Griffith frequently gave voice to this quintessentially working-class perspective of police forces being inherently oppressive tools of social control for so long as he lived in poor circumstances himself. It underpinned his fascination with the history of the Fenian movement—regarding which he knew very intricate details 71 —as well as his fondness for attending republican commemorative events. For example, in expressing praise for P.N. Fitzgerald’s 1901 Bodenstown speech against middle-class political opportunism Griffith drew the personal conclusion that police harassment of workers on their way home to Dublin from Bodenstown demonstrated what motives underpinned both middle-class political attitudes and all the activities of the police.72 Catholic clergymen often attempted to dissuade working-class figures like Griffith from holding such attitudes. This was done by pointing out that secret revolutionary movements, in Ireland as much as in the rest of Europe, were invariably established by police forces as a tool to detect and manage sources of discontent among the poor. Old fenians like Fitzgerald sometimes attempted to counter this argument by telling their followers, in the same breath as they espoused the value of bearing firearms, that priests were, consciously or unconsciously, an ally of the police in oppressing the poor.73
Fr P.F. Kavanagh, a Franciscan monk and popular historian of the 1798 rising, gave valuable support to the pro-Boer movement by launching an anti-enlistment campaign. He challenged Griffith directly on the issue of secret societies in the pages of the United Irishman.74 To refute Fr Kavanagh’s arguments, Griffith argued that secret societies were very often a necessary evil in overthrowing tyrannical powers. His belief in this idea appears to have been rooted primarily in his appreciation for the fact that members of such organisations, by espousing a republican dichotomy between the concepts of citizenship and slavery, had often helped to sustain a sense of self-reliant patriotism in Irish political debate: ‘we owe what national self-respect we still retain mainly to the secret society of the United Irishmen and the secret society of the Fenian Brotherhood … They made men out of slaves.’ Meanwhile, in an attempt to speak in defence of the existence of secret societies, Griffith also spoke of the underground nature of the early Christian church and argued that the modern church had lost its sense of perspective in these matters, thereby frequently becoming a bastion of aristocratic conservatism.75 Griffith himself came to the realisation that there were many dubious features to the history of Irish revolutionary organisations, not least because he knew from his own youth in Dublin of horrific episodes that pointed to unsavoury conclusions regarding the true nature of all revolutionary undergrounds.76 Overall, he evidently viewed the broad question of the relationship between agencies of social control and the activities of revolutionary organisations from a practical standpoint. He knew that secret machinations involving the police’s political intelligence forces were an inherent feature of this environment. However, he also acknowledged that, in the pre-democratic age and semi-colonial political context in which he lived, such organisations often provided the only ladder available for men of his social background to gain an entry point into the power game that defined the world of politics.

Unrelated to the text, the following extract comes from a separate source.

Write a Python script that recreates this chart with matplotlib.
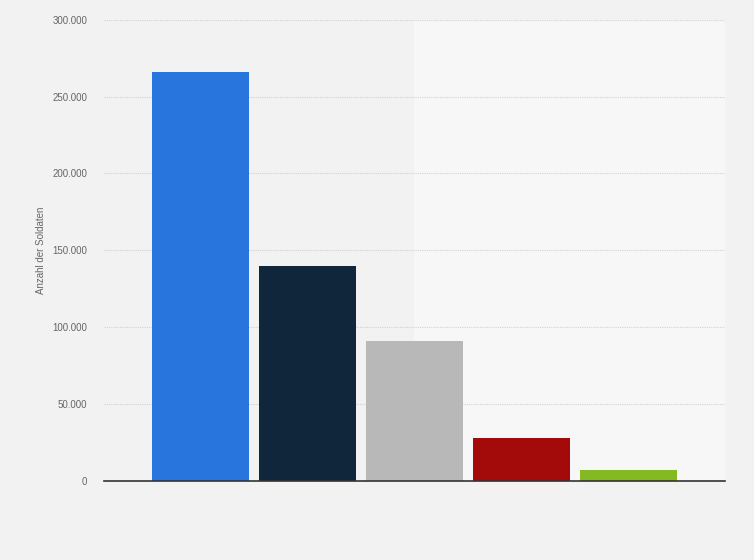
import numpy as np
import matplotlib
matplotlib.use("Agg")
from matplotlib import pyplot as plt
from matplotlib.patches import Rectangle
from matplotlib.ticker import FuncFormatter

# Werte
kategorien = ["A", "B", "C", "D", "E"]
soldaten = [266000, 140000, 91000, 28000, 7000]
farben = ["#2876dd", "#10263b", "#b8b8b8", "#a30b0b", "#85b922"]
y_ticks = [0, 50000, 100000, 150000, 200000, 250000, 300000]

plt.rcParams["font.family"] = ["Liberation Sans", "DejaVu Sans"]

fig = plt.figure(figsize=(7.54, 5.6), dpi=100, facecolor="#f2f2f2")
# hellerer Bereich im Hintergrund
fig.patches.append(Rectangle((414 / 754, 1 - 481 / 560), 311 / 754, 461 / 560,
                             transform=fig.transFigure, facecolor="#f7f7f7",
                             edgecolor="none", zorder=-5))

ax = fig.add_axes([104 / 754, 1 - 481 / 560, 621 / 754, 461.3 / 560])
ax.set_facecolor("none")
ax.set_zorder(2)

x = np.arange(len(kategorien))
ax.bar(x, soldaten, width=0.906, color=farben, zorder=3)

ax.set_xlim(-0.902, len(kategorien) - 1 + 0.902)
ax.set_ylim(0, 300000)
ax.set_yticks(y_ticks)
ax.yaxis.set_major_formatter(FuncFormatter(lambda v, p: f"{int(v):,}".replace(",", ".")))
ax.set_xticks([])

ax.grid(axis="y", color="#d2d2d2", linestyle=(0, (1, 1)), linewidth=0.8, zorder=0)
for s in ["top", "right", "left"]:
    ax.spines[s].set_visible(False)
ax.spines["bottom"].set_color("#333333")
ax.spines["bottom"].set_linewidth(1.2)
ax.spines["bottom"].set_zorder(4)

ax.tick_params(axis="y", length=0, pad=12, labelsize=7, labelcolor="#666666")
ax.set_ylabel("Anzahl der Soldaten", fontsize=7, color="#666666")
ax.yaxis.set_label_coords(-0.093, 0.5)

fig.savefig("out.png", dpi=100, facecolor=fig.get_facecolor())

If Griffith was willing to defend the history of Irish revolutionary organisations, his own activities at this time were less an underground conspiracy than a form of protest politics that was shaped by specific Dublin circumstances. The Irish Party was beginning to eclipse the Tories in Dublin parliamentary representation.77 As Griffith would note, however, the city’s politics was still governed by a unique partition that stemmed from the legacy of the imperial treasury’s deliberate withholding, not long after the admission of Catholics to municipal office in 1840, of the city’s quit and crown rents that were paid annually for the city’s upkeep. Dublin was now the only city in the world where the suburbs, which were invariably the home of a city’s labour force, housed its wealthiest inhabitants and contributed nothing to the upkeep of a city that was left to subsist if that were possible (generally it was not) only on the taxation of the city’s labouring population.78 It was not for nothing that Griffith typified Dublin city’s completely unparalleled housing and sanitation problems as a totally avoidable ‘Viceregal microbe’. The Dublin Chamber of Commerce had become a moribund body that, more often than not, maintained a deliberate and embarrassed silence, while contemporaries invariably associated wealthy Dublin society exclusively with royal court society, or the suburbs, and the poor with City Hall, i.e. the city’s actual government, which was deprived of resources and then accused of incompetence.79
An additional factor that uniquely coloured Dublin life was peculiarities that existed on the level of political organisation and journalism. Although the Irish Party had progressively abandoned its association with Land League radicalism after 1881, continuities existed on the simplistic level of personnel. Reflecting this, ex-Land League officials from the provinces lacked influence equally with the Irish Party and the British government but nevertheless maintained a proud tradition of moving to Dublin in an attempt to act as behind-the-scenes party administrators or nationalist journalists. Although the age of the by-line had not yet arrived, men of this social background played a significant part in colouring political debate in Ireland, while unionist opinion generally took perpetual comfort from the British government’s effective guarantee that ‘Dublin does not lead Ireland as Paris leads France.’80 Like many a nationalist journalist, Griffith wrote his columns as if this simply should not be the case. Unlike various ex-Land Leaguers, he had the additional vantage point, or motive, of being a native of Dublin; the home of many ‘statesmen on the street corners’.81 Although many fellow journalists typified Griffith’s understandable attacks on the Irish Party as either counter productive or downright unfair, they nevertheless generally understood and respected his place in the world of Dublin letters.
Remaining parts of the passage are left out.